- Born: Thomas Edward Nozkowski March 23, 1944 Teaneck, New Jersey, U.S.
- Died: May 9, 2019 (aged 75) Rhinebeck, N.Y
- Education: Cooper Union
- Known for: Contemporary Art
- Spouse: Joyce Robins

= Thomas Nozkowski =

American contemporary painter (1944–2019)

Thomas Nozkowski (March 23, 1944 – May 9, 2019) was an American contemporary painter. He achieved a place of prominence through his small scale paintings and drawings that push the limits of visual language.

==Early life and education==
Nozkowski was born in Teaneck, New Jersey and raised in Dumont, where he graduated from Dumont High School in 1961. He spent his youth in the New Jersey suburbs, admiring New York culture from afar before moving there after graduating high school. His father worked in an Alcoa Aluminum factory and then as a postman. His mother worked in factories and as a bookkeeper. One of his aunts was a schoolteacher who gave him and his younger sister art supplies. When he was a senior in high school he won a scholarship to attend a painting class at New York University's School of Education, where he studied with Robert Kaupelis and Hale Woodruff. While he earned his BFA at Cooper Union, Nozkowski was making sculptures.

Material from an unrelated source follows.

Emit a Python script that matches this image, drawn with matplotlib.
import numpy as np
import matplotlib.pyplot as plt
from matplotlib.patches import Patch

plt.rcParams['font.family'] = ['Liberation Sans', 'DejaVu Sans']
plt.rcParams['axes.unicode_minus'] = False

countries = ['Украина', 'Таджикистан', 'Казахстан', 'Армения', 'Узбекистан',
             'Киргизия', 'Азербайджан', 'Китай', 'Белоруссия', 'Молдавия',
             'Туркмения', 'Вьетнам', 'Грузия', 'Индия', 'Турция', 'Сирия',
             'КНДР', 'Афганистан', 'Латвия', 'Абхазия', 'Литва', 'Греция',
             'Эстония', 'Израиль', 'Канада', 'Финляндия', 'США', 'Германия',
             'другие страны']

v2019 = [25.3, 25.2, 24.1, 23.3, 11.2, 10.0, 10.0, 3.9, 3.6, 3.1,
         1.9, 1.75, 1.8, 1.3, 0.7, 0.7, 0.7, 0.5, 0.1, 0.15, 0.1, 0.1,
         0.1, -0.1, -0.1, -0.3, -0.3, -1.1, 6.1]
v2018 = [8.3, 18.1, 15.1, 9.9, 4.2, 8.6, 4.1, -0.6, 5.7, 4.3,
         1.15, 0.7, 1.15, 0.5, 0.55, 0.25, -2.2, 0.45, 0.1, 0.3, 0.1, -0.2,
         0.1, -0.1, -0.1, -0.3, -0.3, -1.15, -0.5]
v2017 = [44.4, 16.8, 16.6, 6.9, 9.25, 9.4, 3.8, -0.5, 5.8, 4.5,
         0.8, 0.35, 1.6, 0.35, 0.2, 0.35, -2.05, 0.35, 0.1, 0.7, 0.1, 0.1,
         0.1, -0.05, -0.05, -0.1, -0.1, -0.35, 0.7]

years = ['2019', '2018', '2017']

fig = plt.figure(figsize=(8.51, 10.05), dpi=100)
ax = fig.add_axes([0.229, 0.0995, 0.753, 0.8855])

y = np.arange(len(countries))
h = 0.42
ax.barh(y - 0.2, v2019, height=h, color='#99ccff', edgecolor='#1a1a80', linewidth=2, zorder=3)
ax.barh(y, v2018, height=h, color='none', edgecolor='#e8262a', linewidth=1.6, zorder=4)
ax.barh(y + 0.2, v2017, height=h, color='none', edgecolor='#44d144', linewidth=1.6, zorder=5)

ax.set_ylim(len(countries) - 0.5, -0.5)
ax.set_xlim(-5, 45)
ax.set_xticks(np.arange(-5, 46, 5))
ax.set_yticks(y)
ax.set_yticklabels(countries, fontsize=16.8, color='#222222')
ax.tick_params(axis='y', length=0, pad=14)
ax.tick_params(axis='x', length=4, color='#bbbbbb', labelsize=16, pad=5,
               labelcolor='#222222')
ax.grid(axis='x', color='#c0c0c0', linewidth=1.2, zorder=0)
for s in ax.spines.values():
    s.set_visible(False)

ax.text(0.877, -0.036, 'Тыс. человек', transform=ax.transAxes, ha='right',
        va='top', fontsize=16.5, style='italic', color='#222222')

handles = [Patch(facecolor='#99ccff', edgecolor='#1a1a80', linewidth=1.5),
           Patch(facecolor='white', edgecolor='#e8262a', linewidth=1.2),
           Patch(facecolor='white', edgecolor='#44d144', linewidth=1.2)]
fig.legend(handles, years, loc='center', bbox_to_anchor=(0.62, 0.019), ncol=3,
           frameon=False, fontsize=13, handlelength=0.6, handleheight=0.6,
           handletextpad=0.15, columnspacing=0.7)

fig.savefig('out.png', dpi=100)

He graduated in 1967. He later transitioned to painting, and exhibited some of his earliest works in group shows at the storied Betty Parsons Gallery.

==Career==

In the early 1970s, after several years of making large scale paintings Nozkowski reacted to the macho scale of both Abstract Expressionism and Minimalism, and decided to work small, and on the easel — initially painting on 16-by-22-inch pieces of art-store canvas board.

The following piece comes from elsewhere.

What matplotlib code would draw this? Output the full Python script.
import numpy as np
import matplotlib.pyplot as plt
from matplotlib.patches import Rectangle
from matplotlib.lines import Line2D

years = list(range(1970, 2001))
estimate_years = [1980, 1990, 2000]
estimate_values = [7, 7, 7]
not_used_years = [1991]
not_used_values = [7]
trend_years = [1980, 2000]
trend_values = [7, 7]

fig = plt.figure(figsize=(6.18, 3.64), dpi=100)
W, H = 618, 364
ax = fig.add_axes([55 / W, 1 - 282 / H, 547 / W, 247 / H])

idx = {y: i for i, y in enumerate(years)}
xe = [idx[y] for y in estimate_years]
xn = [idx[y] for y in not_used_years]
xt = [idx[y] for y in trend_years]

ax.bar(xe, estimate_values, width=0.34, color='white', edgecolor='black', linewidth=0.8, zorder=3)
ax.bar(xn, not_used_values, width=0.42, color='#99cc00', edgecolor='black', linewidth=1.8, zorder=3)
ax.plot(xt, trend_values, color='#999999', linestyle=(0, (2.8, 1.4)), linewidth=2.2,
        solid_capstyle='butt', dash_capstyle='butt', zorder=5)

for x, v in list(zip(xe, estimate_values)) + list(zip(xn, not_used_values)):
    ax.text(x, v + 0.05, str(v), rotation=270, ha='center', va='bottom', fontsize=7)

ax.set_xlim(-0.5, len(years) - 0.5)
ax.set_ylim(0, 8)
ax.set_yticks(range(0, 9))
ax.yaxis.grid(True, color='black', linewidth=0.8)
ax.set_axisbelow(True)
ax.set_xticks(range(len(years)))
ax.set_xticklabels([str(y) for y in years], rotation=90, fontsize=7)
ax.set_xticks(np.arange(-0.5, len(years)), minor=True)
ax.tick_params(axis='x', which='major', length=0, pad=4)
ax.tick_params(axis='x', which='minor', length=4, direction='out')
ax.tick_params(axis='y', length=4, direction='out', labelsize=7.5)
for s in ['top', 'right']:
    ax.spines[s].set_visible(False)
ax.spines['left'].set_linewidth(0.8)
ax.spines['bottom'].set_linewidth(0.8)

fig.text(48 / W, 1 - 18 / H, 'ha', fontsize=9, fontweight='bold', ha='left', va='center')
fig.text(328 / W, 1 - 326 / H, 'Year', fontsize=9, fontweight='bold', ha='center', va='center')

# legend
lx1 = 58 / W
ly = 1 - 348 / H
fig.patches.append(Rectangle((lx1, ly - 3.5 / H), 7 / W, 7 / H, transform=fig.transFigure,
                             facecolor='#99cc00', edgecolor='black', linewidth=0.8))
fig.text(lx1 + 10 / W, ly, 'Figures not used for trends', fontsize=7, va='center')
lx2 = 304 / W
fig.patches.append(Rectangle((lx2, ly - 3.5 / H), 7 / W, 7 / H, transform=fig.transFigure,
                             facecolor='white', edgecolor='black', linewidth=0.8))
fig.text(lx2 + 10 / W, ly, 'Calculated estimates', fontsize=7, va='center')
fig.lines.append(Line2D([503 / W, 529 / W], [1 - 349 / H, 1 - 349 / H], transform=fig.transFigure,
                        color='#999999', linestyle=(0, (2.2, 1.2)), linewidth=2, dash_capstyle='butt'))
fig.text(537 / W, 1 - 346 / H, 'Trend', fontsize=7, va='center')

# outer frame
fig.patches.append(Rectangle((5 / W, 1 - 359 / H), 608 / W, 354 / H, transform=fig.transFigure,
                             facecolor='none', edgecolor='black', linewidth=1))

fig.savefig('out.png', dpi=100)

By 1979, he had found an audience for his work in New York. Through a number of solo exhibitions at 55 Mercer Gallery and Rosa Esman Gallery in the 1980s, along with The Museum of Modern Art acquiring his work in 1982, his reputation for creating evocative drawings, prints, and paintings was solidified.

Nozkowski supported himself as a graphic artist working for magazines. He first worked for Time Magazine and then in 1980 became the production director of Mad Magazine, agreeing to take the post if he could have a three day work week.

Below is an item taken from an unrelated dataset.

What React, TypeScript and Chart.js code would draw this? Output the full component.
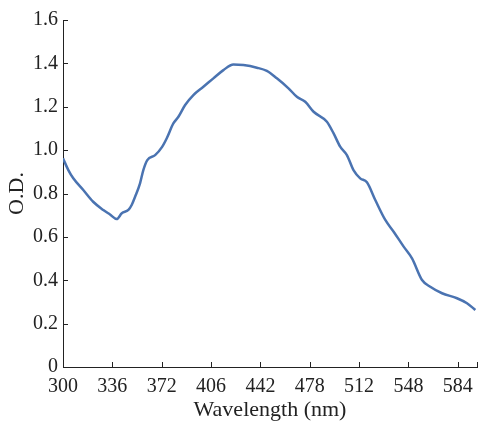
import React, { useEffect, useRef } from "react";
import { Chart, registerables } from "chart.js";

Chart.register(...registerables);

const wavelengths = [
  300, 303.9, 307.5, 314.8, 322.0, 329.4, 334.3, 339.2, 342.9, 347.7, 350.1, 352.6,
  356.2, 358.6, 361.5, 367.2, 372.3, 375.7, 380.5, 384.2, 389.1, 395.1, 402.4, 409.7,
  417.0, 424.3, 431.6, 441.4, 448.7, 456.0, 464.5, 470.6, 476.7, 482.8, 492.5, 497.4,
  502.2, 507.1, 511.9, 516.8, 521.7, 527.8, 535.1, 541.2, 548.5, 554.6, 561.9, 567.9,
  576.5, 587.4, 594.7, 600.8,
];
const odValues = [
  0.962, 0.908, 0.870, 0.816, 0.762, 0.724, 0.703, 0.682, 0.709, 0.724, 0.747, 0.785,
  0.847, 0.908, 0.954, 0.977, 1.015, 1.055, 1.123, 1.154, 1.208, 1.254, 1.292, 1.331,
  1.369, 1.395, 1.392, 1.380, 1.365, 1.331, 1.285, 1.246, 1.223, 1.177, 1.131, 1.077,
  1.016, 0.977, 0.908, 0.870, 0.852, 0.770, 0.678, 0.624, 0.555, 0.501, 0.401, 0.370,
  0.340, 0.317, 0.294, 0.263,
];
const xTickValues = [300, 336, 372, 408, 444, 480, 516, 552, 588];
const xTickLabels = ["300", "336", "372", "406", "442", "478", "512", "548", "584"];
const yTickLabels = ["0", "0.2", "0.4", "0.6", "0.8", "1.0", "1.2", "1.4", "1.6"];
const X_MIN = 300;
const X_MAX = 602;

const FONT = "'Liberation Serif', 'DejaVu Serif', serif";
const INK = "#222222";

const innerTicks = {
  id: "innerTicks",
  afterDraw(chart: any) {
    const { ctx, scales } = chart;
    const xs = scales.x;
    const ys = scales.y;
    const len = 5;
    ctx.save();
    ctx.strokeStyle = INK;
    ctx.lineWidth = 1;
    ctx.beginPath();
    xs.ticks.forEach((t: any) => {
      const px = Math.round(xs.getPixelForValue(t.value)) + 0.5;
      ctx.moveTo(px, xs.top);
      ctx.lineTo(px, xs.top - len);
    });
    ys.ticks.forEach((t: any) => {
      const py = Math.round(ys.getPixelForValue(t.value)) + 0.5;
      ctx.moveTo(ys.right, py);
      ctx.lineTo(ys.right + len, py);
    });
    ctx.stroke();
    ctx.restore();
  },
};

export default function App() {
  const ref = useRef<HTMLCanvasElement | null>(null);
  useEffect(() => {
    if (!ref.current) return;
    const chart = new Chart(ref.current, {
      type: "line",
      data: {
        datasets: [
          {
            data: wavelengths.map((w, i) => ({ x: w, y: odValues[i] })),
            borderColor: "#4a73b1",
            borderWidth: 2.5,
            pointRadius: 0,
            tension: 0.4,
            cubicInterpolationMode: "monotone",
            fill: false,
          },
        ],
      },
      options: {
        animation: false,
        responsive: false,
        devicePixelRatio: 1,
        layout: { padding: { top: 20, right: 1, left: 0, bottom: 0 } },
        plugins: { legend: { display: false }, tooltip: { enabled: false } },
        scales: {
          x: {
            type: "linear",
            min: X_MIN,
            max: X_MAX,
            afterBuildTicks: (scale: any) => {
              scale.ticks = [...xTickValues, X_MAX].map((v) => ({ value: v }));
            },
            afterFit: (scale: any) => {
              scale.height = 54;
              scale.paddingLeft = 0;
              scale.paddingRight = 0;
            },
            ticks: {
              autoSkip: false,
              maxRotation: 0,
              padding: 8,
              color: INK,
              font: { family: FONT, size: 20, lineHeight: 1.2 },
              callback: (_v: any, i: number) => xTickLabels[i] ?? "",
            },
            grid: { display: true, drawOnChartArea: false, drawTicks: false },
            border: { display: true, color: INK, width: 1 },
            title: {
              display: true,
              text: "Wavelength (nm)",
              color: INK,
              font: { family: FONT, size: 22, lineHeight: 1 },
              padding: { top: 0, bottom: 0 },
            },
          },
          y: {
            min: 0,
            max: 1.6,
            afterBuildTicks: (scale: any) => {
              scale.ticks = yTickLabels.map((l) => ({ value: parseFloat(l) }));
            },
            afterFit: (scale: any) => {
              scale.width = 63;
              scale.paddingTop = 0;
              scale.paddingBottom = 0;
            },
            ticks: {
              padding: 5,
              color: INK,
              font: { family: FONT, size: 20 },
              callback: (_v: any, i: number) => yTickLabels[i] ?? "",
            },
            grid: { display: true, drawOnChartArea: false, drawTicks: false },
            border: { display: true, color: INK, width: 1 },
            title: {
              display: true,
              text: "O.D.",
              color: INK,
              font: { family: FONT, size: 22, lineHeight: 1 },
              padding: { top: 6, bottom: 0 },
            },
          },
        },
      } as any,
      plugins: [innerTicks],
    });
    return () => chart.destroy();
  }, []);
  return (
    <div style={{ position: "absolute", left: 0, top: 0, width: 478, height: 421, background: "#fff" }}>
      <canvas ref={ref} width={478} height={421} style={{ display: "block", width: 478, height: 421 }} />
    </div>
  );
}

For more than four decades, Nozkowski painted almost every day, often in his studio in upstate New York. He had over 80 one-person shows of his work, most recently at the Pace Gallery which has represented him since 2008. Among his significant exhibitions were surveys at the Corcoran Gallery of Art in 1987, Ludwig Museum in 2007 and Fisher Landau Center in 2008. Nozkowski appeared in the main exhibition at the 2007 Venice Biennale curated by Rob Storr. He was the subject of a retrospective of works on paper at the New York Studio School in 2003 and a career retrospective at the National Gallery of Canada in 2009. Other exhibitions include, 70 Years of Abstract Painting - Excerpts, 2011, curated by Stephanie Buhmann at Jason McCoy Gallery, New York.

His work was written about and admired by art critics including Peter Schjeldahl, Marjorie Welish, John Yau and Robert Storr.

==Achievements==
Nozkowski's long career includes achievements such as a 1993 Guggenheim Fellowship for Creative Arts, a 1999 award for painting from The American Academy of Arts and Letters and in 2008, the President's Citation of Cooper Union. In 2010, Nozkowski was elected to The American Academy of Arts and Letters.

==Collections==
- Metropolitan Museum of Art, New York
- Museum of Fine Arts Boston,
- Brooklyn Museum New York,
- Morgan Library and Museum, New York
- Museum of Modern Art, New York
- Phillips Collection, Washington, DC
- San Francisco Museum of Modern Art.